During the five years prior to the wall coming down, East German musicians, painters, poets, filmmakers, and performers began to open up new territory, crossing genres and jumping back and forth between various styles. They were openly trading cassettes within and without East Germany, even though it was illegal to replicate / duplicate music as that was strictly sanctioned by the state. Eventually some of these newer bands found their way onto the state-owned label AMIGA. When the wall finally came down in the Fall of 1989, many of these artists repositioned themselves or took different roads leading to Rammstein, music label Raster-Noton, and Berlin bands To Rococo Rot and Tarwater.
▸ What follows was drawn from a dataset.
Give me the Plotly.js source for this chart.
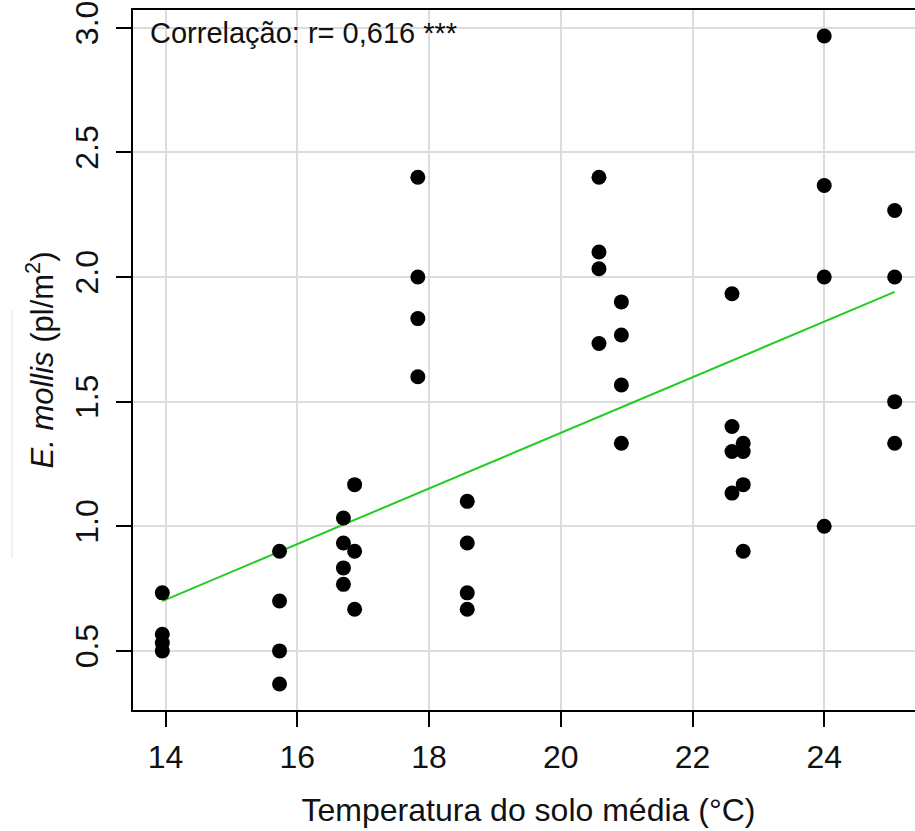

Fortunately poet Bert Papenfuß, Ronald Lippok (To Rococo Rot and Tarwater), Bernd Jestram (Tarwater), and sound engineer Bo Kondren compiled two companion CDs that accompanied the out of print Zodiac special edition Spannung. Leistung. Widertand. Magnetbanduntergrund DDR 1979-1990 released in 2006. Fourteen of the experimental electronic pieces culled from this set are now available to a much wider audience on Magnetband (Experimenteller Elektronik-Underground DDR, 1984-1989). The bands are unknown to us Westerners, so there's no real point in listing them, though A. F. Moebius, pseudonym for Fred Bertschneider, contributed two tracks, and another as part of the duo Heinz & Franz. The music varies a bit from track-to-track, group-to-group, sometimes frenetic. But mostly characterized by sequences of one to a handful of notes, and all exhibiting open-minded experimentation. The Magdelene Keibel Combo track “Er hat’s geschafft” has a galloping rhythm sequence, sounds of faux sheep, roller rink organ, and processed vocals reminding be somewhat of Der Plan. In contrast, Stoffwechsel’s “Fly, Fliege, Fly” blends dub influences with their percussive metallic sequences. Perhaps the best track is Robert Linke’s nine-minute album closer “Musik zum Weltuntergang.” This piece is one long drone with little insectile sounds popping in and out that reminds me of Norwegian electronic composer Rieg’s 1980 cassette album Source. This collection is a wonderful document of what artists can achieve when isolated from free society. Though not for everyone, this disc should appeal to those who love experimentation and possibly techno.